Al día siguiente del mensaje radial -sin anuncio ni trámites previos-, el padre García Herreros se presentó en la cárcel de Itagüí, para preguntarles a los hermanos Ochoa cómo podía ser útil en la entrega de Escobar. A los Ochoa les dejó la impresión de que era un santo, con un solo inconveniente para tomar en cuenta: por más de cuarenta años había estado en comunicación con la audiencia a través de su prédica diaria, y no concebía una gestión que no empezara por contárselo a la opinión pública.

Pero lo definitivo para ellos fue que a don Fabio le pareció un mediador providencial.

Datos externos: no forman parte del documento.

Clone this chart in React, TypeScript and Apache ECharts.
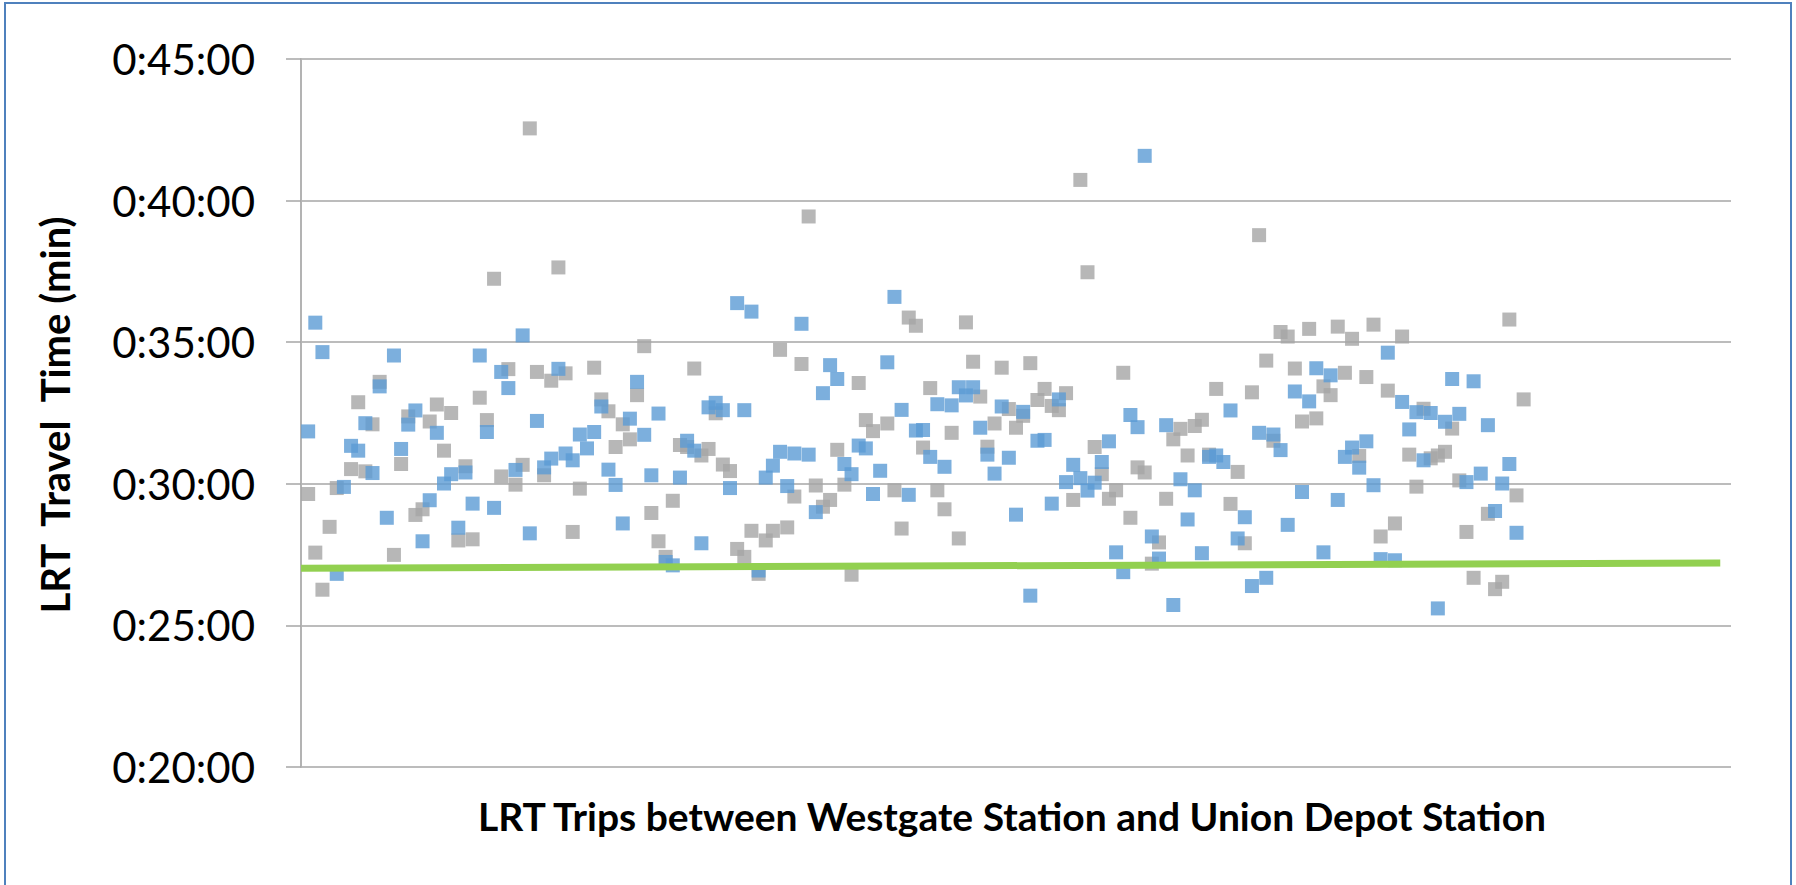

Primero, porque Escobar no tendría con él las reticencias que le impedían recibir a Villamizar. Y segundo, porque su imagen divinizada podía convencer a la tripulación de Escobar para la entrega de todos.

Dos días después, el padre García Herreros reveló en rueda de prensa que estaba en contacto con los responsables del cautiverio de los periodistas, y expresó su optimismo por su pronta liberación.

Villamizar no vaciló un segundo para ir a buscarlo en El Minuto de Dios. Lo acompañó en su segunda visita a la cárcel de Itagüí, y el mismo día se inició el proceso, dispendioso y confidencial, que había de culminar con la entrega. Empezó con una carta que el padre dictó en la celda de los Ochoa, y que María Lía copió en la máquina de escribir. La improvisó de pie frente a ella, en el mismo talante, el mismo tono apostólico y el mismo acento santandereano de sus homilías de un minuto. Lo invitó a que buscaran juntos el camino para pacificar a Colombia. Le anunció su esperanza de que el gobierno lo nombrara garante «para que se respeten tus derechos y los de tu familia y amigos». Pero le advirtió que no pidiera cosas que el gobierno no pudiera concederle. Antes de terminar con «mis saludos cariñosos», le dijo lo que en realidad era el propósito práctico de la carta: «Si crees que podemos encontrarnos en alguna parte segura para los dos, dímelo».

Escobar contestó tres días después, de su puño y letra. Aceptaba entregarse como un sacrificio para la paz. Dejaba claro que no aspiraba al indulto ni pedía sanción penal sino disciplinaria contra los policías que asolaban las comunas, pero no renunciaba a su determinación de responder con represalias drásticas. Estaba dispuesto a confesar algún delito, aunque sabía de seguro que ningún juez colombiano o extranjero tenía pruebas suficientes para condenarlo, y confiaba en que sus adversarios fueran sometidos al mismo régimen. Sin embargo, contra lo que el padre esperaba con ansiedad, no hacía ninguna referencia a su propuesta de reunirse con él.

El padre le había prometido a Villamizar que controlaría sus ímpetus informativos, y al principio lo cumplió en parte, pero su espíritu de aventura casi infantil era superior a sus fuerzas. La expectativa que se creó fue tal, y tan grande la movilización de la prensa, que desde entonces no dio un paso sin una cauda de reporteros y equipos móviles de televisión y radio que lo perseguía hasta la puerta de su casa.